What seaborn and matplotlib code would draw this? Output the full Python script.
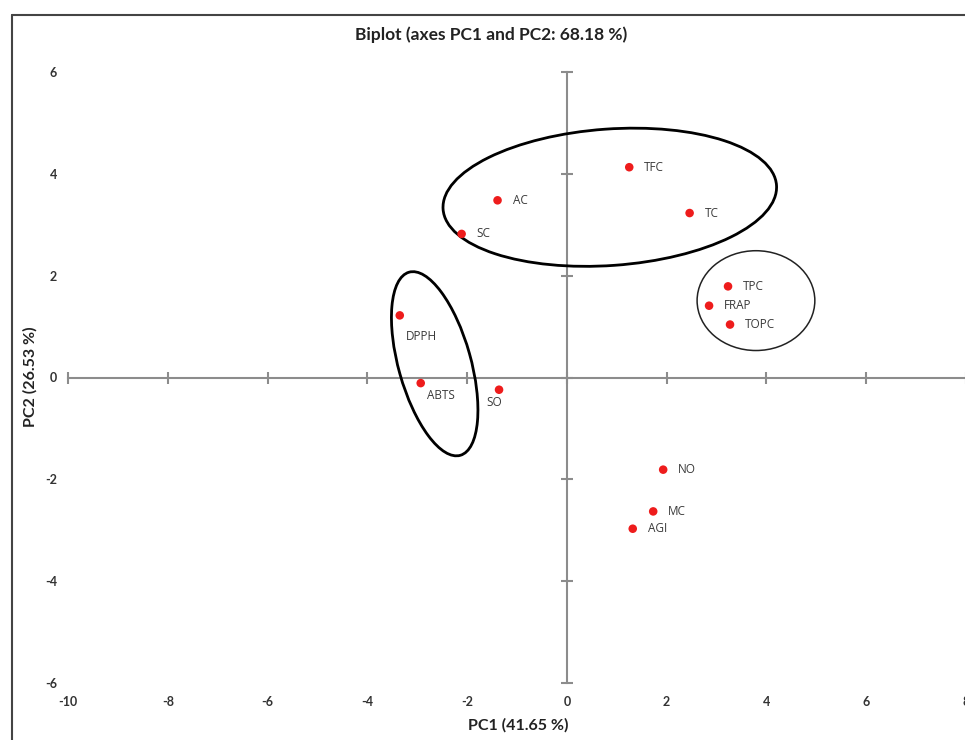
import matplotlib
matplotlib.use("Agg")
import matplotlib.pyplot as plt
import seaborn as sns
import pandas as pd
from matplotlib.patches import Ellipse
from matplotlib.lines import Line2D

# ---- data ----
labels = ["TFC", "AC", "SC", "TC", "TPC", "FRAP", "TOPC", "DPPH", "ABTS", "SO", "NO", "MC", "AGI"]
pc1 = [1.25, -1.39, -2.11, 2.46, 3.23, 2.85, 3.27, -3.35, -2.93, -1.36, 1.93, 1.73, 1.32]
pc2 = [4.13, 3.48, 2.82, 3.23, 1.79, 1.41, 1.04, 1.22, -0.11, -0.24, -1.81, -2.63, -2.97]
x_ticks = [-10, -8, -6, -4, -2, 0, 2, 4, 6, 8]
y_ticks = [-6, -4, -2, 0, 2, 4, 6]
title = "Biplot (axes PC1 and PC2: 68.18 %)"
xlabel = "PC1 (41.65 %)"
ylabel = "PC2 (26.53 %)"

df = pd.DataFrame({"PC1": pc1, "PC2": pc2, "label": labels})

# label placement (offset in points, ha)
label_style = {
    "DPPH": ((4.3, -15), "left"),
    "ABTS": ((4.3, -9), "left"),
    "SO": ((-3.6, -9), "center"),
}
default_style = ((10.8, 0), "left")

sns.set_style("white")
plt.rcParams["font.family"] = ["Lato", "DejaVu Sans"]
plt.rcParams["axes.unicode_minus"] = False

fig = plt.figure(figsize=(9.65, 7.4), dpi=100)
pos = [68 / 965, 57 / 740, 898 / 965, 611 / 740]

# axes carrying the tick labels only
ax = fig.add_axes(pos)
ax.set_xlim(-10, 8)
ax.set_ylim(-6, 6)
ax.set_xticks(x_ticks)
ax.set_yticks(y_ticks)
for s in ax.spines.values():
    s.set_visible(False)
ax.tick_params(length=0, labelsize=9, labelcolor="#333333")
ax.tick_params(axis="x", pad=9)
ax.tick_params(axis="y", pad=8)
for t in ax.get_xticklabels() + ax.get_yticklabels():
    t.set_fontweight("bold")

# axes with the zero-crossing axis lines and the data
ax2 = fig.add_axes(pos, sharex=ax, sharey=ax)
ax2.patch.set_visible(False)
ax2.spines["top"].set_visible(False)
ax2.spines["right"].set_visible(False)
ax2.spines["left"].set_position(("data", 0))
ax2.spines["bottom"].set_position(("data", 0))
for k in ("left", "bottom"):
    ax2.spines[k].set_color("#8c8c8c")
    ax2.spines[k].set_linewidth(1.5)

sns.scatterplot(data=df, x="PC1", y="PC2", ax=ax2, color="#ee1c1c", s=38,
                edgecolor="none", zorder=5, legend=False)
ax2.set_xlabel("")
ax2.set_ylabel("")
ax2.set_xlim(-10, 8)
ax2.set_ylim(-6, 6)
ax2.tick_params(bottom=True, left=True, top=False, right=False,
                direction="inout", length=9, width=1.5, color="#8c8c8c",
                labelbottom=False, labelleft=False)

for x, y, lab in zip(pc1, pc2, labels):
    off, ha = label_style.get(lab, default_style)
    ax2.annotate(lab, (x, y), xytext=off, textcoords="offset points",
                 ha=ha, va="center", fontsize=8.5, color="#3a3a3a",
                 family=["Open Sans", "DejaVu Sans"])

# group ellipses
ax2.add_patch(Ellipse((0.86, 3.54), 6.7, 2.68, angle=4, fill=False,
                      edgecolor="black", lw=2.0, zorder=4))
ax2.add_patch(Ellipse((3.79, 1.51), 2.36, 1.96, angle=0, fill=False,
                      edgecolor="#222222", lw=1.1, zorder=4))
ax2.add_patch(Ellipse((-2.65, 0.27), 1.45, 3.74, angle=16, fill=False,
                      edgecolor="black", lw=2.0, zorder=4))

# titles
fig.text(491 / 965, 1 - 35 / 740, title, ha="center", va="center",
         fontsize=12.5, fontweight="bold", color="#222222")
fig.text(518 / 965, 1 - 725 / 740, xlabel, ha="center", va="center",
         fontsize=11.5, fontweight="bold", color="#222222")
fig.text(30 / 965, 1 - 377 / 740, ylabel, ha="center", va="center",
         rotation=90, fontsize=11.5, fontweight="bold", color="#222222")

# outer frame (left and top edges)
fig.add_artist(Line2D([12 / 965, 12 / 965], [0, 1 - 15 / 740],
                      transform=fig.transFigure, color="#444444", lw=1.5))
fig.add_artist(Line2D([12 / 965, 1], [1 - 15 / 740, 1 - 15 / 740],
                      transform=fig.transFigure, color="#444444", lw=1.5))

fig.savefig("out.png", dpi=100)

· · ·

Requirement:
Filter the listing above for the string "matplotlib" and copy every matching line.

The answer:
What seaborn and matplotlib code would draw this? Output the full Python script.
import matplotlib
matplotlib.use("Agg")
import matplotlib.pyplot as plt
from matplotlib.patches import Ellipse
from matplotlib.lines import Line2D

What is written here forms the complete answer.